In the lines below, output everything from the first line through the line containing "ax = fig.add_axes([93/638, 1" exactly as it is. Pictures are not part of the output.

-- begin Dataset content --

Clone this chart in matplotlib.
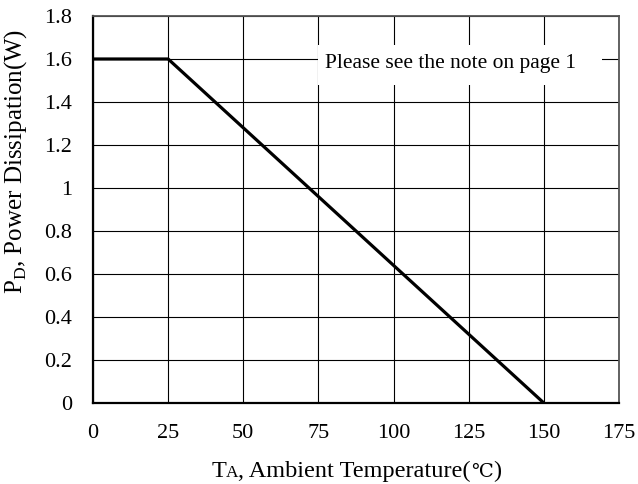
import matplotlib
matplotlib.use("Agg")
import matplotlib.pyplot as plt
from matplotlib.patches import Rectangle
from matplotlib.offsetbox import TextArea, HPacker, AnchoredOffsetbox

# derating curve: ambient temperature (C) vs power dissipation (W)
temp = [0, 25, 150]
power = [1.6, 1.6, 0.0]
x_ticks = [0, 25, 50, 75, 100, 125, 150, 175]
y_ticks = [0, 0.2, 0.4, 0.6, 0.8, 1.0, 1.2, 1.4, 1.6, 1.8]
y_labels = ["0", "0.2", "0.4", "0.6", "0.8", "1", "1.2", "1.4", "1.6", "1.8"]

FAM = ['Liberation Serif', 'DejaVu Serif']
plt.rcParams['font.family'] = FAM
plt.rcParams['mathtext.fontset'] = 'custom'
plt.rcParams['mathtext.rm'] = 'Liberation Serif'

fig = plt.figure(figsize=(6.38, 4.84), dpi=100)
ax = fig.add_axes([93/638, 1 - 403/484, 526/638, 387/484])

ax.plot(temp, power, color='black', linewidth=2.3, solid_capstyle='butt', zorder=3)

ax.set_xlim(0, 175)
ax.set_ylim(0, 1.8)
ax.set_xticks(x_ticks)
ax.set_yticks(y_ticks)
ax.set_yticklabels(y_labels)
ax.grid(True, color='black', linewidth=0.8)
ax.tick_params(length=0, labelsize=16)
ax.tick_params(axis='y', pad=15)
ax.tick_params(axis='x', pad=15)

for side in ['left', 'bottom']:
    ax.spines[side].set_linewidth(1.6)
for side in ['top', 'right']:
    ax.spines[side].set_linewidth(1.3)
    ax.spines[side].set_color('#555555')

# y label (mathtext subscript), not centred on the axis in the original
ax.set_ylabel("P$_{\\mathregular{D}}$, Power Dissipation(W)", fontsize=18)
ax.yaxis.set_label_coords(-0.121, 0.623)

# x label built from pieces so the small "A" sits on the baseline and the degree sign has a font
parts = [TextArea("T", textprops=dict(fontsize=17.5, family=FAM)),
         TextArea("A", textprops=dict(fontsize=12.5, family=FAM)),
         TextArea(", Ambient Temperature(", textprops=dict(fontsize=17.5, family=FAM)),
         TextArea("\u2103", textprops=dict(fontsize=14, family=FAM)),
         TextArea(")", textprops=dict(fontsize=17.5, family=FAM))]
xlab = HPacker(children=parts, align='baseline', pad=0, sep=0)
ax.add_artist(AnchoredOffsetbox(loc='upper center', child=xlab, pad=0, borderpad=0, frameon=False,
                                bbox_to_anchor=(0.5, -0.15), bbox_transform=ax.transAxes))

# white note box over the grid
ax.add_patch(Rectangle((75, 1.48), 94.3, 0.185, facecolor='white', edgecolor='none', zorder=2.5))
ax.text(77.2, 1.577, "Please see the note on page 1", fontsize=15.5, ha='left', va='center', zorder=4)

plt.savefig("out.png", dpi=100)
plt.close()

-- end Dataset content --

Answer to this task
Clone this chart in matplotlib.
import matplotlib
matplotlib.use("Agg")
import matplotlib.pyplot as plt
from matplotlib.patches import Rectangle
from matplotlib.offsetbox import TextArea, HPacker, AnchoredOffsetbox

# derating curve: ambient temperature (C) vs power dissipation (W)
temp = [0, 25, 150]
power = [1.6, 1.6, 0.0]
x_ticks = [0, 25, 50, 75, 100, 125, 150, 175]
y_ticks = [0, 0.2, 0.4, 0.6, 0.8, 1.0, 1.2, 1.4, 1.6, 1.8]
y_labels = ["0", "0.2", "0.4", "0.6", "0.8", "1", "1.2", "1.4", "1.6", "1.8"]

FAM = ['Liberation Serif', 'DejaVu Serif']
plt.rcParams['font.family'] = FAM
plt.rcParams['mathtext.fontset'] = 'custom'
plt.rcParams['mathtext.rm'] = 'Liberation Serif'

fig = plt.figure(figsize=(6.38, 4.84), dpi=100)
ax = fig.add_axes([93/638, 1 - 403/484, 526/638, 387/484])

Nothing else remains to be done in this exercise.